Fra Diavolo: pensare industriale e lavorare artigianale

di Francesca Ciancio

 

Preceduta solo dal riso, la pizza è il cibo più consumato al mondo. E non c’è posto dove non arrivi, grazie soprattutto alla logica delle catene. Le più grandi e famose sono tutte all’estero e spesso sfornano pizze che hanno poco a che fare con quelle che siamo abituati a consumare.

Eppure anche in Italia il fenomeno delle catene ha preso piede ed è solo una delle facce dello sviluppo gourmet del piatto più globale che ci sia. Economia di scala e qualità possono andar d’accordo. A patto che nulla venga lasciato al caso. Parlando con Mauro D’Errico, uno dei soci della società Fra Diavolo – gli altri sono Gianlucalberto Lotta, Paolo Tranchida e Luciano Monosilio – escono parole come managerializzazione, lead production, business plan. Perché fare pizze è una cosa maledettamente seria. Il gruppo nasce nel maggio del 2018 partendo dalla pizzeria Fra Diavolo già presente a Diano Marina da cinque anni. Il suo titolare è Paolo Tranchida che della pizza si innamora e comincia a studiarla a fondo partendo dalla panificazione. Aprono poi le sedi di Alassio e Alba. La prima del gruppo è a Genova. Con l’arrivo dell’impronta manageriale l’ascesa sembra inarrestabile.

Il 2019 ha significato aperture a Sanremo, Cuneo, Novara, Torino– ci racconta Mauro – con il 2020 è arrivata la sede di Milano e la seconda di Torino. Si andrà avanti con la provincia lombarda, con l’Emilia Romagna e il Veneto. Il fatturato cresce velocemente, ma mi piace parlare di altri numeri, come quelli dell’occupazione ad esempio: il personale è passato da tredici collaboratori nell’agosto 2018 a centocinquanta. Contiamo di arrivare a oltre trecento con tutte le sedi in programma“.

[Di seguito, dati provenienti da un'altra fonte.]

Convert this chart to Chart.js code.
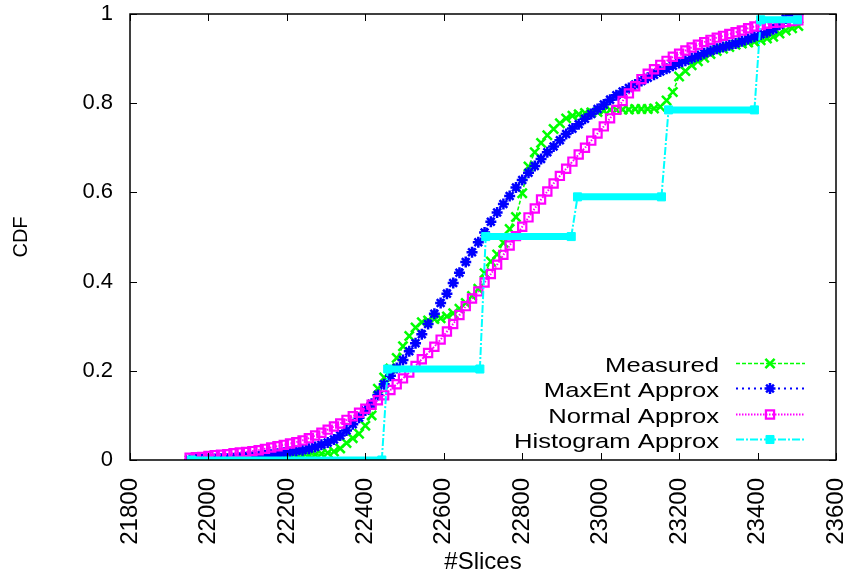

Un’attenzione al “capitale umano” che non è pura filantropia ma che rientra in un progetto qualitativo che offre garanzie nella replicabilità del format. “Abbiamo un quartier generale a Torino– ci spiega D’Errico – dove tutto è stato centralizzato: finanza e controllo di gestione, amministrazione e marketing. In squadra per le risorse umane abbiamo da poco un ragazzo che viene dal mondo dei motori Rolls Royce; abbiamo un centro acquisti con gestione della logistica; a Novara c’è un laboratorio di produzione interna per la pasticceria e per i topping delle pizze; abbiamo avviato progetti di comarketing con aziende fornitrici per stabilire rapporti di fiducia reciproci. È l’ingegnerizzazione dei processi che salva l’artigianalità che vogliamo portare avanti“.

I prodotti sono locali – e c’è molto Sud ovviamente – diversi presidi Slow Food e tre impasti studiati da Paolo Tranchida, classico, multicereali e uno al carbone. Il tocco dello chef è di Luciano Monosilio, che con gli stessi soci ha iniziato l’esperienza romana di “Luciano Cucina Italiana”. Il suo percorso professionale l’ha portato dal fine dining alla tradizione a tavola del Belpaese. La pizza era quasi un passaggio obbligato. “Ho un fratello pizzaiolo– racconta lo chef – sono sempre stato affascinato dalla panificazione, credo nei miei soci. C’erano tutte le ragioni per entrare nel progetto di Fra Diavolo. Con Paolo si lavora alle ricette, agli abbinamenti, alla scelta dei prodotti. A Novara sto mettendo a punto diverse salse da usare come basi e poi c’è lo studio dei topping. Perseguo la mia idea di cibo buono e democratico e un’idea come questa garantisce massima trasparenza in tutta la filiera“.

Chiediamo – a lui romano de Roma – se l’attenzione del team non è troppo nord-centrica: “Gli studi di fattibilità ci hanno detto che a tirare è la grande provincia italiana che ha sempre più voglia di cose sane e buone”.